The first question that comes to my mind is, “What are you hoping for? Make it happen.”
When someone says the words, “I hope,” a red light goes off in my mind letting me know they don’t have a plan. They are hoping for an outcome because they aren’t sure of how they’re going to get there–and hoping is always easier than digging into the work.
There’s a famous quote by Stephen Ambrose that says, “Where there is a will, there’s a way.” He’s also known for his quote, “Plan your work and work your plan.” The first time I heard this advice was when Ross Perot was running for President in 1992. As an independent candidate, winning was an uphill battle–and yet he still won 18.9 percent of the popular vote. His no-nonsense business approach to running the country was something that resonated with me for years.
In every one of my companies, I work hard to remove “I hope” statements from our culture, and focus more on cultivating an environment where “Here’s how” statements can lead the way. In order to do that, I’ve had to really nurture employees and fellow leadership team members to not just think or talk about executing, but to actually dig their heels in and get things done.
The key to creating a culture of “does” and not “wishers” is to measure as many things as possible within your business. Not to the point where people are spending more time filling out excel spreadsheets than they are making productive strides forward, but enough to know whether you’re in “hope” territory or on the path to success. As the old saying goes, “What gets measured, gets done.”

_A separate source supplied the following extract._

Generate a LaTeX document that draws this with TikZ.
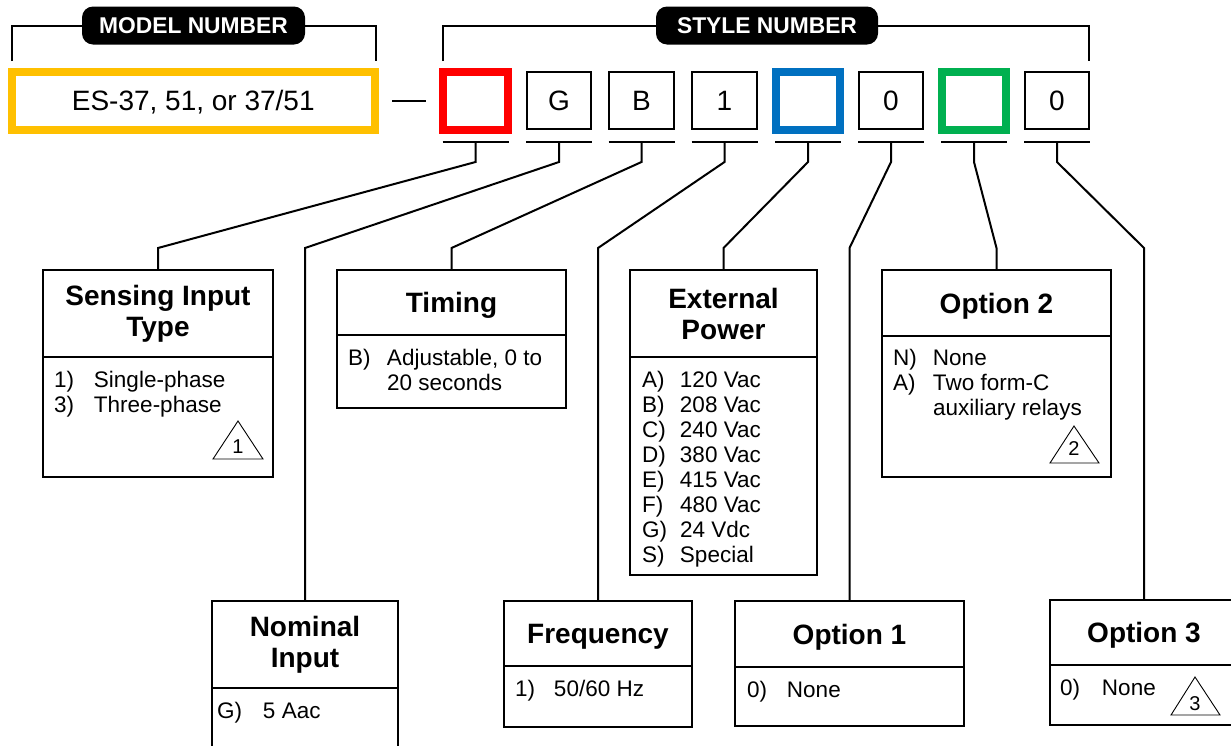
\documentclass[tikz,border=0pt]{standalone}
\usepackage{fontspec}
\setmainfont{Liberation Sans}
\usetikzlibrary{calc}
\definecolor{cyel}{HTML}{FFC000}
\definecolor{cred}{HTML}{FF0000}
\definecolor{cblu}{HTML}{0070C0}
\definecolor{cgrn}{HTML}{00B050}
\begin{document}
\begin{tikzpicture}[x=1pt,y=-1pt,
  ln/.style={line width=2pt},
  codebox/.style={draw, line width=2pt, minimum width=64.5pt, minimum height=57.5pt,
    inner sep=0pt, outer sep=0pt, text height=20pt, text depth=0pt,
    font=\fontsize{28}{30}\selectfont},
  ccode/.style={codebox, line width=8pt, draw=#1},
  tagbox/.style={fill=black, rounded corners=11pt, text=white, minimum height=38pt,
    inner sep=0pt, outer sep=0pt, text height=16.5pt, text depth=0pt,
    font=\bfseries\fontsize{22.8}{24}\selectfont},
  hdr/.style={draw, line width=2pt, anchor=north, inner sep=0pt, outer sep=0pt,
    align=center, font=\bfseries\fontsize{28}{31}\selectfont},
  hdrone/.style={hdr, text height=20pt, text depth=0pt},
  bdy/.style={draw, line width=2pt, anchor=north, inner sep=0pt, outer sep=0pt},
  itemtxt/.style={anchor=north west, inner sep=0pt, outer sep=0pt,
    font=\fontsize{22.5}{25}\selectfont},
  tribox/.style={line width=0.9pt},
  trinum/.style={inner sep=0pt, outer sep=0pt, font=\fontsize{20}{22}\selectfont}
]
\useasboundingbox (0,0) rectangle (1231,745);
\clip (0,0) rectangle (1231,745);

% ---------- top: model number ----------
\node[tagbox, minimum width=223pt] (mtag) at (193.5,25.5) {MODEL NUMBER};
\coordinate (mL) at (11.7,61);
\coordinate (mR) at (376,61);
\draw[ln] (mL) |- (mtag.west);
\draw[ln] (mtag.east) -| (mR);

\node[draw=cyel, line width=8pt, minimum width=363.5pt, minimum height=57.5pt,
  inner sep=0pt, outer sep=0pt, text height=20pt, text depth=0pt,
  font=\fontsize{28}{30}\selectfont] (model) at (193.25,100.75) {ES-37, 51, or 37/51};

\coordinate (d1) at (392,100.5);
\coordinate (d2) at (426,100.5);
\draw[ln] (d1) -- (d2);

% ---------- top: style number ----------
\node[tagbox, minimum width=222pt] (stag) at (767,25.5) {STYLE NUMBER};
\coordinate (sL) at (443,61);
\coordinate (sR) at (1089,61);
\draw[ln] (sL) |- (stag.west);
\draw[ln] (stag.east) -| (sR);

\node[ccode=cred] (c1) at (475.5,100.75) {};
\node[codebox] (c2) at (559,100.5) {G};
\node[codebox] (c3) at (641.5,100.5) {B};
\node[codebox] (c4) at (724.5,100.5) {1};
\node[ccode=cblu] (c5) at (808,100.75) {};
\node[codebox] (c6) at (891,100.5) {0};
\node[ccode=cgrn] (c7) at (974,100.75) {};
\node[codebox] (c8) at (1057,100.5) {0};

% underlines
\coordinate (u1) at (475.5,142);
\coordinate (u2) at (559,142);
\coordinate (u3) at (641.5,142);
\coordinate (u4) at (724.5,142);
\coordinate (u5) at (808,142);
\coordinate (u6) at (891,142);
\coordinate (u7) at (974,142);
\coordinate (u8) at (1057,142);
\foreach \u in {u1,u2,u3,u4,u5,u6,u7,u8}{
  \draw[ln] ($(\u)+(-33,0)$) -- ($(\u)+(33,0)$);
}

% ---------- lower boxes, top row ----------
\node[hdr, minimum width=230pt, minimum height=87pt] (sensH) at (158,270) {Sensing Input\\Type};
\node[bdy, minimum width=230pt, minimum height=120pt] (sensB) at (sensH.south) {};
\node[itemtxt] (sensT) at ($(sensB.north west)+(11,12.5)$)
  {\begin{tabular}{@{}p{40pt}@{}l@{}}1) & Single-phase\\3) & Three-phase\end{tabular}};

\node[hdrone, minimum width=229pt, minimum height=65pt] (timH) at (451.5,270) {Timing};
\node[bdy, minimum width=229pt, minimum height=73pt] (timB) at (timH.south) {};
\node[itemtxt] (timT) at ($(timB.north west)+(11,12.5)$)
  {\begin{tabular}{@{}p{39pt}@{}l@{}}B) & Adjustable, 0 to\\ & 20 seconds\end{tabular}};

\node[hdr, minimum width=187pt, minimum height=87pt] (extH) at (723.5,270) {External\\Power};
\node[bdy, minimum width=187pt, minimum height=218pt] (extB) at (extH.south) {};
\node[itemtxt] (extT) at ($(extB.north west)+(12,12.5)$)
  {\begin{tabular}{@{}p{38pt}@{}l@{}}A) & 120 Vac\\B) & 208 Vac\\C) & 240 Vac\\D) & 380 Vac\\
   E) & 415 Vac\\F) & 480 Vac\\G) & 24 Vdc\\S) & Special\end{tabular}};

\node[hdrone, minimum width=229pt, minimum height=66pt] (op2H) at (996.5,270) {Option 2};
\node[bdy, minimum width=229pt, minimum height=141pt] (op2B) at (op2H.south) {};
\node[itemtxt] (op2T) at ($(op2B.north west)+(11,12)$)
  {\begin{tabular}{@{}p{40pt}@{}l@{}}N) & None\\A) & Two form-C\\ & auxiliary relays\end{tabular}};

% ---------- lower boxes, bottom row ----------
\node[hdr, minimum width=186pt, minimum height=87pt] (nomH) at (305,601) {Nominal\\Input};
\node[bdy, minimum width=186pt, minimum height=100pt] (nomB) at (nomH.south) {};
\node[itemtxt] (nomT) at ($(nomB.north west)+(5,13)$)
  {\begin{tabular}{@{}p{46pt}@{}l@{}}G) & 5 Aac\end{tabular}};

\node[hdrone, minimum width=188pt, minimum height=65pt] (freH) at (598,601) {Frequency};
\node[bdy, minimum width=188pt, minimum height=61pt] (freB) at (freH.south) {};
\node[itemtxt] (freT) at ($(freB.north west)+(11,12.5)$)
  {\begin{tabular}{@{}p{39pt}@{}l@{}}1) & 50/60 Hz\end{tabular}};

\node[hdrone, minimum width=229pt, minimum height=66pt] (op1H) at (849.5,601) {Option 1};
\node[bdy, minimum width=229pt, minimum height=59pt] (op1B) at (op1H.south) {};
\node[itemtxt] (op1T) at ($(op1B.north west)+(12,12.5)$)
  {\begin{tabular}{@{}p{40pt}@{}l@{}}0) & None\end{tabular}};

\node[hdrone, minimum width=188pt, minimum height=65pt] (op3H) at (1144,600) {Option 3};
\node[bdy, minimum width=188pt, minimum height=60pt] (op3B) at (op3H.south) {};
\node[itemtxt] (op3T) at ($(op3B.north west)+(10,13)$)
  {\begin{tabular}{@{}p{42pt}@{}l@{}}0) & None\end{tabular}};

% ---------- note triangles ----------
\draw[tribox] (213,459) -- (263,459) -- (238,421) -- cycle;
\node[trinum] (n1) at (238,447) {1};
\draw[tribox] (1050,463) -- (1099,463) -- (1074,426) -- cycle;
\node[trinum] (n2) at (1074,449) {2};
\draw[tribox] (1171,715) -- (1220,715) -- (1195,677) -- cycle;
\node[trinum] (n3) at (1195,704) {3};

% ---------- connectors ----------
\coordinate (k) at (0,248);
\draw[ln] (u1) -- ++(0,20) -- (sensH.north |- k) -- (sensH.north);
\draw[ln] (u2) -- ++(0,20) -- (nomH.north |- k) -- (nomH.north);
\draw[ln] (u3) -- ++(0,20) -- (timH.north |- k) -- (timH.north);
\draw[ln] (u4) -- ++(0,20) -- (freH.north |- k) -- (freH.north);
\draw[ln] (u5) -- ++(0,20) -- (extH.north |- k) -- (extH.north);
\draw[ln] (u6) -- ++(0,20) -- (op1H.north |- k) -- (op1H.north);
\draw[ln] (u7) -- ++(0,20) -- (op2H.north |- k) -- (op2H.north);
\draw[ln] (u8) -- ++(0,20) -- (op3H.north |- k) -- (op3H.north);
\end{tikzpicture}
\end{document}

I share a wide variety of examples in my book, All In. One very clear measure-for-success example is something I’m currently experiencing with my most recent company, LendingOne. In our industry, there are many other private lenders and competitors, so we’ve continuously had to ask how to get real estate investors to call us. If we were to just send out advertisements, invest in some marketing and hope for them to call, we’d be doing ourselves a great disservice. That’s not a business strategy, because most of the time you end up sitting around, waiting.
Instead, we’ve had to build very clear systems to build leads. We go so far as to monitor and measure daily and weekly performance against our sales plan. If something doesn’t seem to be working, we change our plan. And sometimes, even if things aren’t working, we fix it anyway–because we want to know if there’s an even better way of doing things.
Most businesses love the planning part. They love brainstorming all the things they “could” do. Some make it to the execution phase, where those plans are beginning to materialize and generate some sort of movement forward for the business. But the truth is, most businesses fail at the third part, which comes down to measuring their own success–and then iterating from there.
Without measurement, your efforts are no better than shooting in the dark. You don’t know what’s working, what isn’t, and by how much. You don’t know what’s worked in the past, and it becomes tremendously difficult to make assumptions of what would work better moving forward.
Putting a plan in place and “hoping” for an outcome isn’t a strategy. It’s an excuse.